▶ [WRITTEN PROBLEM] Nothing outside the range is to be copied. From the entries below, reproduce exactly the lines starting at the one with "Give me the matplotlib source for this chart." and ending at the one with "from matplotlib.patches import Rectangle", without pictures.

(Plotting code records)
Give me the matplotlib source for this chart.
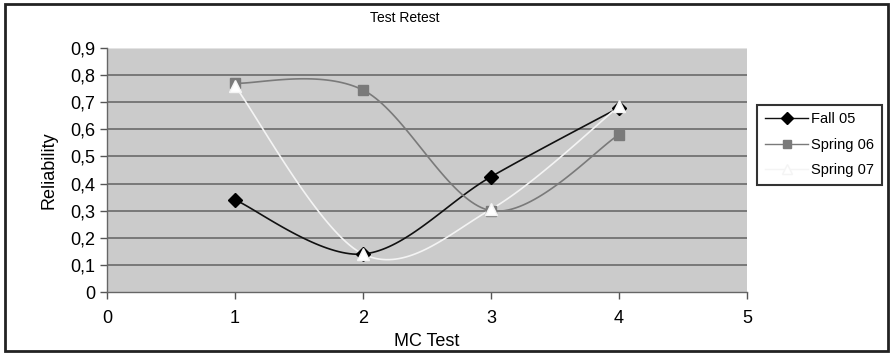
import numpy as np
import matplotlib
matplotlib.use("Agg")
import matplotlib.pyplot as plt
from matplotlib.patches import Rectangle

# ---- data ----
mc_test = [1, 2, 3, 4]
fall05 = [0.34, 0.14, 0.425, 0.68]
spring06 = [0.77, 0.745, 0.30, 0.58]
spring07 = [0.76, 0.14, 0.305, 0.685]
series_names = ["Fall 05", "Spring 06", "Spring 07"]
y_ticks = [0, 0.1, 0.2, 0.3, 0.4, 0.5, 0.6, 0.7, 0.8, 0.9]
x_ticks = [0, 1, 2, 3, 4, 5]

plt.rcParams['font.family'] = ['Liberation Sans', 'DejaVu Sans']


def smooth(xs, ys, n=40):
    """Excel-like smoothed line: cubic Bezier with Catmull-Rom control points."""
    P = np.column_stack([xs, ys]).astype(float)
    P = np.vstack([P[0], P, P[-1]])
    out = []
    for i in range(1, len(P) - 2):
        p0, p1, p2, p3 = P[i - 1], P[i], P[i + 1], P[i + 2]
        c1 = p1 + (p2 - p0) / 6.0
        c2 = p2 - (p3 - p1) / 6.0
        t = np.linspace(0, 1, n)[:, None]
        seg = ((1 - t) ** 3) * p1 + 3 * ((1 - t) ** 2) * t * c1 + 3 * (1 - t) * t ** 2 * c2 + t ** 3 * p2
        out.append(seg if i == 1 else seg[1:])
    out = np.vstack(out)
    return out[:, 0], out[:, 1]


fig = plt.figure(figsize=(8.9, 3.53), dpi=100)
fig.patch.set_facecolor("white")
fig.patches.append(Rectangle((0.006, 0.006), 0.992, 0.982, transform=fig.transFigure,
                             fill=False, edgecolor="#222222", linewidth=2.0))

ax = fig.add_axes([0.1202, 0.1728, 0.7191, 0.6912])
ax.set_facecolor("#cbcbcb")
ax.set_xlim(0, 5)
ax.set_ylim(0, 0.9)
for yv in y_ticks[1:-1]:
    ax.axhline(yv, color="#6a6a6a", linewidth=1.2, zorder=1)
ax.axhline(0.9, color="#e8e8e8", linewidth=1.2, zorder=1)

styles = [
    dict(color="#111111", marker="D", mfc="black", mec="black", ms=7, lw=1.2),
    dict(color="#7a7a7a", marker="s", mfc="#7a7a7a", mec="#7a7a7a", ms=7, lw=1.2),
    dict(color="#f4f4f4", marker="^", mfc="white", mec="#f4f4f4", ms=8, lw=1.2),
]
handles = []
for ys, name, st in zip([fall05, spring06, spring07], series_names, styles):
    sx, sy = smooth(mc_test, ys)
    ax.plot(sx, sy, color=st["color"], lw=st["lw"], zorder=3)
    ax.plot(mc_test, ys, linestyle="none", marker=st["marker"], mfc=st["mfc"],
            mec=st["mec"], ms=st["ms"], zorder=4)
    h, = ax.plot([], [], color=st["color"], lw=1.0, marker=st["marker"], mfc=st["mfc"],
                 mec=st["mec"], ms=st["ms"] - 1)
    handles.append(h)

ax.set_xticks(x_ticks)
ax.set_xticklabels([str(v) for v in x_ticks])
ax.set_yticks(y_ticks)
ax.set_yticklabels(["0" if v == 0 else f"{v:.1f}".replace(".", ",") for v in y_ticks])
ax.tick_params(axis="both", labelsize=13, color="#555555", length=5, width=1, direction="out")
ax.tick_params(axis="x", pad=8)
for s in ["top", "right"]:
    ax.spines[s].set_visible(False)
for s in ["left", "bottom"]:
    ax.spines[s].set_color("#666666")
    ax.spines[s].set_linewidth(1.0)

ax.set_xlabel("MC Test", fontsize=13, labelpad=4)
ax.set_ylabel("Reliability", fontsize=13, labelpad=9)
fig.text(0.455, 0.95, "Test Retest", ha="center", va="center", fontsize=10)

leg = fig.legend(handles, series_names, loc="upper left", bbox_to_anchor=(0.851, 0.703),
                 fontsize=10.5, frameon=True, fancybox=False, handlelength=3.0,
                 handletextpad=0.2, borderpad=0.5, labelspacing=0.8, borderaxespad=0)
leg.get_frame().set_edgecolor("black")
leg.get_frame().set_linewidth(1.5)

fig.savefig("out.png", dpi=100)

--

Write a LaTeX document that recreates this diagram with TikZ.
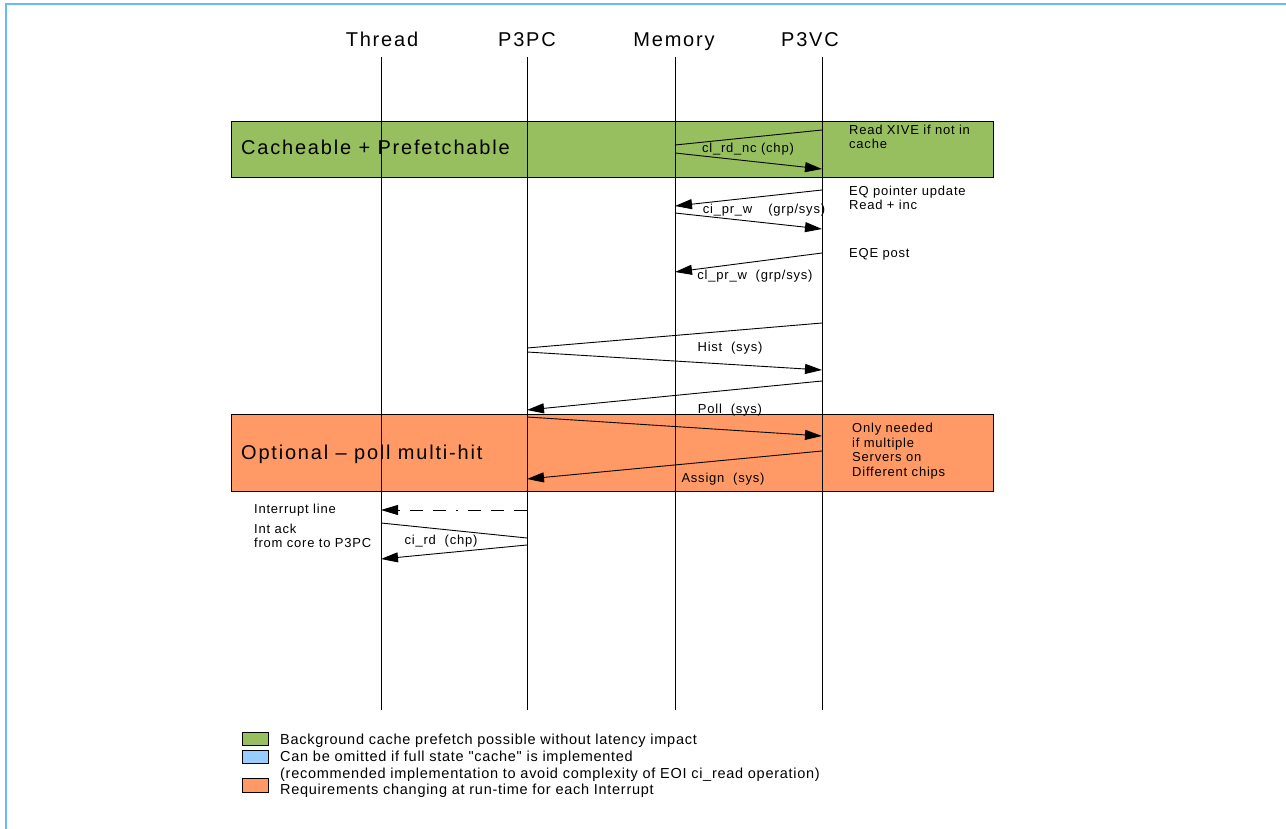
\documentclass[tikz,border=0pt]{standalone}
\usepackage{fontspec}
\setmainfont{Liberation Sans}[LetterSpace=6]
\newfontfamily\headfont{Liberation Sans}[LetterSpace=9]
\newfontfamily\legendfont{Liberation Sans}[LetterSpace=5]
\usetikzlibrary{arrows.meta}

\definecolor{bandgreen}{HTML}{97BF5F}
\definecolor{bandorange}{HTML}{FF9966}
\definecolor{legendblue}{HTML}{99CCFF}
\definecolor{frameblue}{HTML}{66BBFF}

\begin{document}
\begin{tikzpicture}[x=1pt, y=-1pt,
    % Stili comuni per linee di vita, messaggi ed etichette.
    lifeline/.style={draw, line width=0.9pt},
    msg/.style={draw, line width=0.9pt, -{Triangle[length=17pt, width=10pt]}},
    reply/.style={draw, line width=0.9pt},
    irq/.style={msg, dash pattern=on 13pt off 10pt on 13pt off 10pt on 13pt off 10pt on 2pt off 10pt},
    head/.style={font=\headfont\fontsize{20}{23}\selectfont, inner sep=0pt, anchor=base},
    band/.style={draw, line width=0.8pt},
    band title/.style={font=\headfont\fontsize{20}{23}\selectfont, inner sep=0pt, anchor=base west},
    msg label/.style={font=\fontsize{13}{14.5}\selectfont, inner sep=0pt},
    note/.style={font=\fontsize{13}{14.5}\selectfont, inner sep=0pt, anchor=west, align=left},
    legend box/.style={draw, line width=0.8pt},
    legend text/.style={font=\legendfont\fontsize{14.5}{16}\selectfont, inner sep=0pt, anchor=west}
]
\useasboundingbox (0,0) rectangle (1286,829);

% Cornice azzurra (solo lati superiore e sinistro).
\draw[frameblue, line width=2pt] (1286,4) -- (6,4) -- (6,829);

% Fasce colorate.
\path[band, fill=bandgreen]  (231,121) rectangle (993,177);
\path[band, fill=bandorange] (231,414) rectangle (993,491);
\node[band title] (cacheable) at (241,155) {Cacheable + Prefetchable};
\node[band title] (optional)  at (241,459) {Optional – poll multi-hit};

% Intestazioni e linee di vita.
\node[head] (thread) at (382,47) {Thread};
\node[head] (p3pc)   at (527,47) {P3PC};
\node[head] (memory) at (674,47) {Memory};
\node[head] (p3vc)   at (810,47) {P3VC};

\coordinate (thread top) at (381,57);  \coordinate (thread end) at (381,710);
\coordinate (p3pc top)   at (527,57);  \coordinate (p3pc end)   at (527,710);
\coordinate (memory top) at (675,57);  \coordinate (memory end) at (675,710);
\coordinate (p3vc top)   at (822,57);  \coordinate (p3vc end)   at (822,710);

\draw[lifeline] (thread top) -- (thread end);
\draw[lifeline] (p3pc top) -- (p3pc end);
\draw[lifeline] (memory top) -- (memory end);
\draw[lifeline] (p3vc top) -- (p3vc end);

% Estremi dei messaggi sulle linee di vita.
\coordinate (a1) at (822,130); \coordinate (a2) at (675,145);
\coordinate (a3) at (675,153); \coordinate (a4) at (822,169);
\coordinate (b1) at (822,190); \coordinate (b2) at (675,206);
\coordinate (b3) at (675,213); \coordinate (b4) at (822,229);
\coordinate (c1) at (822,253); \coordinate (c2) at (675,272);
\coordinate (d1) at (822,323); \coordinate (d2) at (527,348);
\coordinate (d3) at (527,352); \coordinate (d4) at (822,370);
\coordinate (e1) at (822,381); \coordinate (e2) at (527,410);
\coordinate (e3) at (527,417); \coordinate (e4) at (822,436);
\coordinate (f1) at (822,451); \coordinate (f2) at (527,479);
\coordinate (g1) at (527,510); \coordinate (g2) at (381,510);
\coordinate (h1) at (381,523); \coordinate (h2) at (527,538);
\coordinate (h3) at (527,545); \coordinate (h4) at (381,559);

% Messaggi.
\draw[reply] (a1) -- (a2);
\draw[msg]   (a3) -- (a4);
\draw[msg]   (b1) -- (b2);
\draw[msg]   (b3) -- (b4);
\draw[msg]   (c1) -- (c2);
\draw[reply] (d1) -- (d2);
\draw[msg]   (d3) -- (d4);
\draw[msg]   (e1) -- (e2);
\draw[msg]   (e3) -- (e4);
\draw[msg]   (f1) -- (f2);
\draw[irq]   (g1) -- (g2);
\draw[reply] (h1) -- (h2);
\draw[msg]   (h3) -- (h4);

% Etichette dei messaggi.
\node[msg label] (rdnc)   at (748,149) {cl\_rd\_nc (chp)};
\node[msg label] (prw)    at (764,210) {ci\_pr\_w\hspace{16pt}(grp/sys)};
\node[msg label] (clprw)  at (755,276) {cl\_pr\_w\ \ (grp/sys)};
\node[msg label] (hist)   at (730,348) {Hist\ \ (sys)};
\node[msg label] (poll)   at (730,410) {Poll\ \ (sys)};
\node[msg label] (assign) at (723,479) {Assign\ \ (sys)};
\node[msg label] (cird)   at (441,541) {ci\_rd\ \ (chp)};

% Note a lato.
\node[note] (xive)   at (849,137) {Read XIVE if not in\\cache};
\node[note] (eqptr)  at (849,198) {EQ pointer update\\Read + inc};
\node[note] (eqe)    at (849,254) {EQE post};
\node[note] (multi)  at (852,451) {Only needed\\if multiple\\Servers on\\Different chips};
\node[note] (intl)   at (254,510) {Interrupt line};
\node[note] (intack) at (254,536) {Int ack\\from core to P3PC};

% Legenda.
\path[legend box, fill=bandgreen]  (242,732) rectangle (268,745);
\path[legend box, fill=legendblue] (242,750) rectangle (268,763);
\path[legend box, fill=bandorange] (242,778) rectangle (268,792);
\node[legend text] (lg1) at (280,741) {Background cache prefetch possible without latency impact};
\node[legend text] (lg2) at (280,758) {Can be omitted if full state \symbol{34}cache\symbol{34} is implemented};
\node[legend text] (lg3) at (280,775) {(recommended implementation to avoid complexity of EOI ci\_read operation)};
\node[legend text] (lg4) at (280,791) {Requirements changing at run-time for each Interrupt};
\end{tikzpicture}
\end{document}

▶ [COMPLETE ANSWER]
Give me the matplotlib source for this chart.
import numpy as np
import matplotlib
matplotlib.use("Agg")
import matplotlib.pyplot as plt
from matplotlib.patches import Rectangle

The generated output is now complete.